#### [WHAT YOU ARE ASKED TO DO]
Leave out the pictures and repeat exactly the lines between the one containing "Give me the D3.js source for this chart." and the one containing "precio de mercado');", inclusive.

────

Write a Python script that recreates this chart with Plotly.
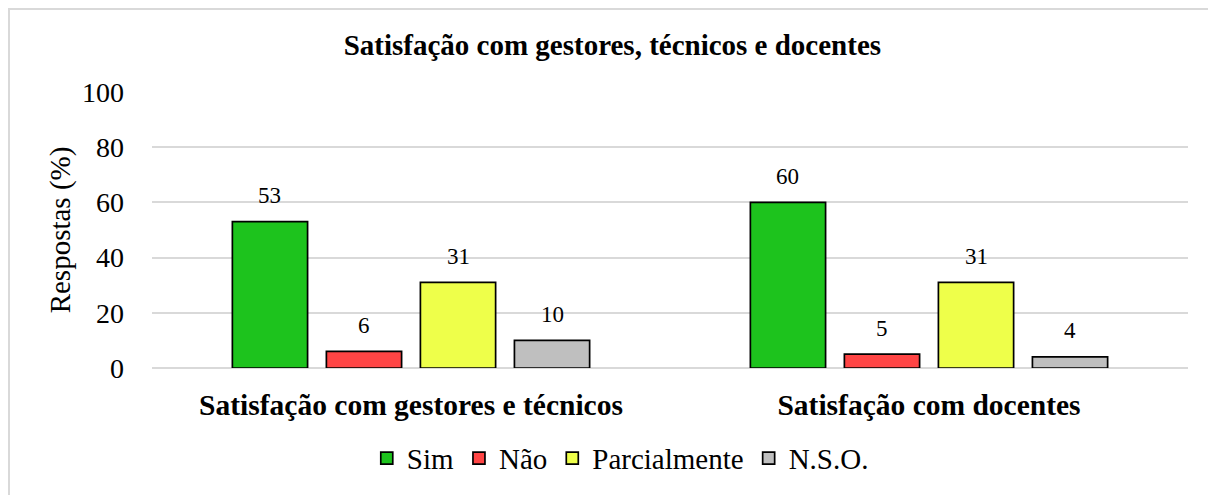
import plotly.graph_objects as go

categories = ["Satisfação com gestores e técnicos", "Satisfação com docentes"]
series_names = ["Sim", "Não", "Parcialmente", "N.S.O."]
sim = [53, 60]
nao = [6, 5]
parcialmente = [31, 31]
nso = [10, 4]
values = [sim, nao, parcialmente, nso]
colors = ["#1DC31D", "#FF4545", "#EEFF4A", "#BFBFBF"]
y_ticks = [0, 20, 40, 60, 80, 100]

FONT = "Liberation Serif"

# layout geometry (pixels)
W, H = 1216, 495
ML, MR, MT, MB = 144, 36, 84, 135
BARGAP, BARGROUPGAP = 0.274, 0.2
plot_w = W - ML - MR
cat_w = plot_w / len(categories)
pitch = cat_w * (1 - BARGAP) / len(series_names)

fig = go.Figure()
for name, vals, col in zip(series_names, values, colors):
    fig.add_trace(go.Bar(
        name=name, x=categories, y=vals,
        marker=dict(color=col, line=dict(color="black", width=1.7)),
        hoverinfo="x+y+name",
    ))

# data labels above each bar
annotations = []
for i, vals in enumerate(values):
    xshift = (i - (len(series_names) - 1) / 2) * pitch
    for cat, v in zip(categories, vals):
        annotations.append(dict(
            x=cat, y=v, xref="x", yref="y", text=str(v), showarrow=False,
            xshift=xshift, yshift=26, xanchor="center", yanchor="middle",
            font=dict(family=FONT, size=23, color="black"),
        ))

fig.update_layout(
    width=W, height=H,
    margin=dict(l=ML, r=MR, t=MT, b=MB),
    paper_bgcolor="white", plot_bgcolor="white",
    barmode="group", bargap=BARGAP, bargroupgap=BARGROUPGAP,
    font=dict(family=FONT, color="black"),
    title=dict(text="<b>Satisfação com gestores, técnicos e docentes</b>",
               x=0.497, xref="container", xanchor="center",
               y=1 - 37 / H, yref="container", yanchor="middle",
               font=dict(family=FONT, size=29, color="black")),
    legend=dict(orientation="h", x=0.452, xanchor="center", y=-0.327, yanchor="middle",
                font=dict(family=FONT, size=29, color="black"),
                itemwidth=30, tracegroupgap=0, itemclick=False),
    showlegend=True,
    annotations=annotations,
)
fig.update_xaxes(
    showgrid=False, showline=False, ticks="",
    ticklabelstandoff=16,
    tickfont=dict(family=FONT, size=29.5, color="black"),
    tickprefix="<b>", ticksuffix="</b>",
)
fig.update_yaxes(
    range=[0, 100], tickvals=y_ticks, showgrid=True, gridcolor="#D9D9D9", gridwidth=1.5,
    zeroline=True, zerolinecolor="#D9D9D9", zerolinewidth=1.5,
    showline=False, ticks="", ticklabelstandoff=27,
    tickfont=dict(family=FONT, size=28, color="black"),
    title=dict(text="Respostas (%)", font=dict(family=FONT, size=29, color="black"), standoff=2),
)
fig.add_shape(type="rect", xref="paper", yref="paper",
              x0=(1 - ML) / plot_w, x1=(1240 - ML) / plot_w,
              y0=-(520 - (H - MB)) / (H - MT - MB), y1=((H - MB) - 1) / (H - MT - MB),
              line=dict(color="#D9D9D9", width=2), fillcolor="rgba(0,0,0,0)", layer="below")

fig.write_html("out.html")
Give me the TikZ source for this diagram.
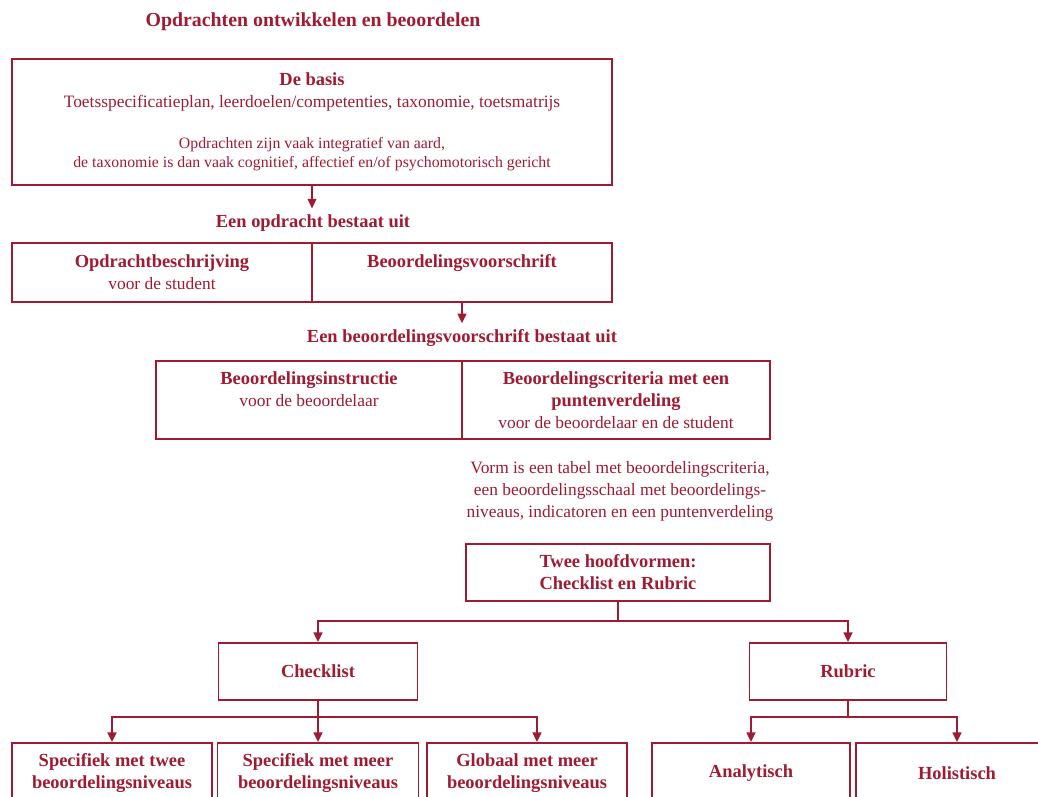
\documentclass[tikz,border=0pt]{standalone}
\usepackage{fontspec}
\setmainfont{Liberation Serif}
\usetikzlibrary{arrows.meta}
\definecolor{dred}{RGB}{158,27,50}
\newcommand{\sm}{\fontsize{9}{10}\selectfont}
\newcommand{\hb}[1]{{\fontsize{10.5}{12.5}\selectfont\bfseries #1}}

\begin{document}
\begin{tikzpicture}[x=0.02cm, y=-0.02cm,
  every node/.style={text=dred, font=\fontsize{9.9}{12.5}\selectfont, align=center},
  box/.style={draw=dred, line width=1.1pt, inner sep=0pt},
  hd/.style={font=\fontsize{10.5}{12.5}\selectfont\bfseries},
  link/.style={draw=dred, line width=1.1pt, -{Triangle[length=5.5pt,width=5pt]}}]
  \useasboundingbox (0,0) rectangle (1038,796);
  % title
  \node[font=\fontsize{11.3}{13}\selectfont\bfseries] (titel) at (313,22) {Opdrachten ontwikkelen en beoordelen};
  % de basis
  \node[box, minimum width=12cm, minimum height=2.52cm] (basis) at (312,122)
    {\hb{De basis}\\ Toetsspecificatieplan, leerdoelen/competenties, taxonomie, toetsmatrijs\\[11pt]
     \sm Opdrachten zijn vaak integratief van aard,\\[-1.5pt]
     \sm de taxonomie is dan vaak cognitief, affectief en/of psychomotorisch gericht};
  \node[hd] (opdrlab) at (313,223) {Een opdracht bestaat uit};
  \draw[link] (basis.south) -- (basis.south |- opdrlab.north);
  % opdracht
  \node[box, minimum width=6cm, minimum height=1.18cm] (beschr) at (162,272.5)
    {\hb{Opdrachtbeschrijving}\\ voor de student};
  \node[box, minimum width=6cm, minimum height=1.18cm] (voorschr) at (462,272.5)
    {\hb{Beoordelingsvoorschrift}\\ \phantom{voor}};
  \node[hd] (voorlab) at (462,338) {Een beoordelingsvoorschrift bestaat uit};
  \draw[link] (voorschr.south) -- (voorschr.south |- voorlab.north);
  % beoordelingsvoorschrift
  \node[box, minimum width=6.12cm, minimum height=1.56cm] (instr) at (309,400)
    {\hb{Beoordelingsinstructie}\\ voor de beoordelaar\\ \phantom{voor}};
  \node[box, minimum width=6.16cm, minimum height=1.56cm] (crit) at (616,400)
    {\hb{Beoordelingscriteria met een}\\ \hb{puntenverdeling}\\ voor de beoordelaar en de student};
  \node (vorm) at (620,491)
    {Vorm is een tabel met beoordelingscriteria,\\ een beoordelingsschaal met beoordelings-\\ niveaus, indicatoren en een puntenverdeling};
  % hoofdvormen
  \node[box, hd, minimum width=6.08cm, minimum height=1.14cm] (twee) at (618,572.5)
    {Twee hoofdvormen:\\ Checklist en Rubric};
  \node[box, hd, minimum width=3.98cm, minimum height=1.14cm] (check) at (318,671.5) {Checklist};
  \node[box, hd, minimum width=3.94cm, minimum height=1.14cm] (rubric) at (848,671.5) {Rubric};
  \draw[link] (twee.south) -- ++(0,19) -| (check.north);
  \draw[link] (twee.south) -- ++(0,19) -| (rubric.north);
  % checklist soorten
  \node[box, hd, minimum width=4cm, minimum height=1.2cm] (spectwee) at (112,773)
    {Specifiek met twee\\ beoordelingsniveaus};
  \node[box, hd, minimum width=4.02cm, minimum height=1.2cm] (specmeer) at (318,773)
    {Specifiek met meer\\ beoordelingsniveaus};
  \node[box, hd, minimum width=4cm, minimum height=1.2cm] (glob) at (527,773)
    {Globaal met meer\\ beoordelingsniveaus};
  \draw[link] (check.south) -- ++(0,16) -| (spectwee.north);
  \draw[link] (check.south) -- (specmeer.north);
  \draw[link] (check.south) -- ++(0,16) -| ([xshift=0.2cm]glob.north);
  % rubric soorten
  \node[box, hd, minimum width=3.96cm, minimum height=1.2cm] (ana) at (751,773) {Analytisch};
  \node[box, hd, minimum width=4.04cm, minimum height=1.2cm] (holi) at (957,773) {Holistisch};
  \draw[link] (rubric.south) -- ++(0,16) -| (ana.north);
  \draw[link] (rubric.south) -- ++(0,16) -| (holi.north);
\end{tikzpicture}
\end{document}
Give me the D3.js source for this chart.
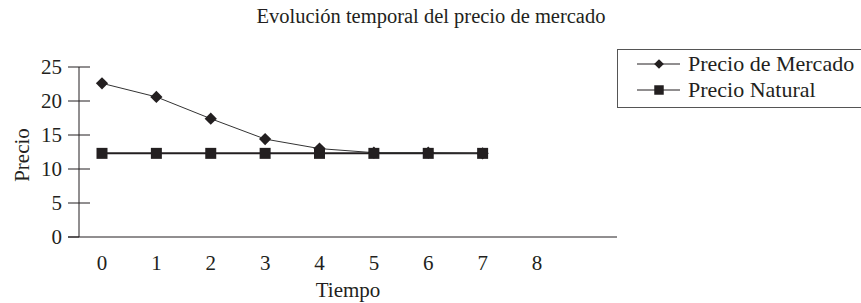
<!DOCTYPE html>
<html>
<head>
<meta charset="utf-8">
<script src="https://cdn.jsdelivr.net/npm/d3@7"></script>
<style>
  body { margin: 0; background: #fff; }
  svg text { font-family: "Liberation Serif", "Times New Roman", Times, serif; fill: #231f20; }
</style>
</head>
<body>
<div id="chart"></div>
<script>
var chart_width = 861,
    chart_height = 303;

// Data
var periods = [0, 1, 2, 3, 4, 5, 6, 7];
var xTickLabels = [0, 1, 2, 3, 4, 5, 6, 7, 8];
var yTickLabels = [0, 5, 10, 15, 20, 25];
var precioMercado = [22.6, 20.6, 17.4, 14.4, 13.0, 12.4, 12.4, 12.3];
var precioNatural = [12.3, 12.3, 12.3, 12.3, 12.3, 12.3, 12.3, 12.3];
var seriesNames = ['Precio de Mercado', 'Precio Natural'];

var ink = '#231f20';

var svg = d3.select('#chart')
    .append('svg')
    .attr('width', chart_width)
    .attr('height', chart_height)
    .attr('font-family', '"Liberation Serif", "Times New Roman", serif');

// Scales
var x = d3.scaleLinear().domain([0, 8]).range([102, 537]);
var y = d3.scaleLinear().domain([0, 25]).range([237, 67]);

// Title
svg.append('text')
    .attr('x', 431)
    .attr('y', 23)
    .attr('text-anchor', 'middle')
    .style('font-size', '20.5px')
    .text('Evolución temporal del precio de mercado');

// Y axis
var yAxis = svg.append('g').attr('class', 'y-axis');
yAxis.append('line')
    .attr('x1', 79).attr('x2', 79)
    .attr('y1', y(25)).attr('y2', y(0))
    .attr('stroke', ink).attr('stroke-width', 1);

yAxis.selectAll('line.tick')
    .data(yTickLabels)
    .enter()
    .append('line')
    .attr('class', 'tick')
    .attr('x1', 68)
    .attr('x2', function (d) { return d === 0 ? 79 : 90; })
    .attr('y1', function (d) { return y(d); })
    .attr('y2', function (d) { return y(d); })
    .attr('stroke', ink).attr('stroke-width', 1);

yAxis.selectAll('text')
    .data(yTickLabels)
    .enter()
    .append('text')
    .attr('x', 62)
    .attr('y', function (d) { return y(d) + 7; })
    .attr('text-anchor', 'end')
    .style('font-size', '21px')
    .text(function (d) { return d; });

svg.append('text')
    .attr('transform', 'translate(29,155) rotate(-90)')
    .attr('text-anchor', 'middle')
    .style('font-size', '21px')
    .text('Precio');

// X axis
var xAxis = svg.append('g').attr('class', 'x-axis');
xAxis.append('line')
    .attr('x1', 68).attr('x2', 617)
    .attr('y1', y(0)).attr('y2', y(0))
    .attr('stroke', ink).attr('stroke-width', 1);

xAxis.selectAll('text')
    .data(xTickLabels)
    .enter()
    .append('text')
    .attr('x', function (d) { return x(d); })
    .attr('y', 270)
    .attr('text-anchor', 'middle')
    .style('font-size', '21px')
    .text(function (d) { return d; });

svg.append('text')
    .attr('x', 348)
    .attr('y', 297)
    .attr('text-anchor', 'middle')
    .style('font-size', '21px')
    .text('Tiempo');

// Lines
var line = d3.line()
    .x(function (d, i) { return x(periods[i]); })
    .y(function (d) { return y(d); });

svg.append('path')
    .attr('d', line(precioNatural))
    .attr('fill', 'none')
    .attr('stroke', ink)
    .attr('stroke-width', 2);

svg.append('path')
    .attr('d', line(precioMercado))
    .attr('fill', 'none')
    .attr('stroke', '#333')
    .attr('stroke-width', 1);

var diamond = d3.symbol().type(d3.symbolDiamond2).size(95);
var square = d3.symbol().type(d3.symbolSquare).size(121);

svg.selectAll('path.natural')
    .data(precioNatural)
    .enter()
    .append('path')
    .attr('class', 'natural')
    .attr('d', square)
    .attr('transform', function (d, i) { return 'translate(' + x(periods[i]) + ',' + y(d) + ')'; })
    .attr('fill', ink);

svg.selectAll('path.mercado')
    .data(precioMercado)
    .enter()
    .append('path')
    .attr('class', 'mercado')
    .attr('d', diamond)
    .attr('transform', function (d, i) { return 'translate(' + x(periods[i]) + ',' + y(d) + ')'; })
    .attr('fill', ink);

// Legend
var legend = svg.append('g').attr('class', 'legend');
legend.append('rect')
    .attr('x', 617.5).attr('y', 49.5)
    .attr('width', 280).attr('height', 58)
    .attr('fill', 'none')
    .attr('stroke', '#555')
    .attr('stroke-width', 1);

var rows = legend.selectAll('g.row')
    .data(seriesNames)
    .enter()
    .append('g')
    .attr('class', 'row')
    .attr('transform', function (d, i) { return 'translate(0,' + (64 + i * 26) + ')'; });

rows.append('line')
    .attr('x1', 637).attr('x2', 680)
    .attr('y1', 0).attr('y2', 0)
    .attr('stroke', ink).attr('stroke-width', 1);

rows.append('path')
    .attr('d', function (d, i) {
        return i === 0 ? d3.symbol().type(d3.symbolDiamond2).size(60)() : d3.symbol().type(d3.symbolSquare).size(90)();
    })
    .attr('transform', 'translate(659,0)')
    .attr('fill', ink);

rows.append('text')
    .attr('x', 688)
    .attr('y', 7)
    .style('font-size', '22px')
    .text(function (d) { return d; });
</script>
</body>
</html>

────

#### [RESPONSE]
Give me the D3.js source for this chart.
<!DOCTYPE html>
<html>
<head>
<meta charset="utf-8">
<script src="https://cdn.jsdelivr.net/npm/d3@7"></script>
<style>
  body { margin: 0; background: #fff; }
  svg text { font-family: "Liberation Serif", "Times New Roman", Times, serif; fill: #231f20; }
</style>
</head>
<body>
<div id="chart"></div>
<script>
var chart_width = 861,
    chart_height = 303;

// Data
var periods = [0, 1, 2, 3, 4, 5, 6, 7];
var xTickLabels = [0, 1, 2, 3, 4, 5, 6, 7, 8];
var yTickLabels = [0, 5, 10, 15, 20, 25];
var precioMercado = [22.6, 20.6, 17.4, 14.4, 13.0, 12.4, 12.4, 12.3];
var precioNatural = [12.3, 12.3, 12.3, 12.3, 12.3, 12.3, 12.3, 12.3];
var seriesNames = ['Precio de Mercado', 'Precio Natural'];

var ink = '#231f20';

var svg = d3.select('#chart')
    .append('svg')
    .attr('width', chart_width)
    .attr('height', chart_height)
    .attr('font-family', '"Liberation Serif", "Times New Roman", serif');

// Scales
var x = d3.scaleLinear().domain([0, 8]).range([102, 537]);
var y = d3.scaleLinear().domain([0, 25]).range([237, 67]);

// Title
svg.append('text')
    .attr('x', 431)
    .attr('y', 23)
    .attr('text-anchor', 'middle')
    .style('font-size', '20.5px')
    .text('Evolución temporal del precio de mercado');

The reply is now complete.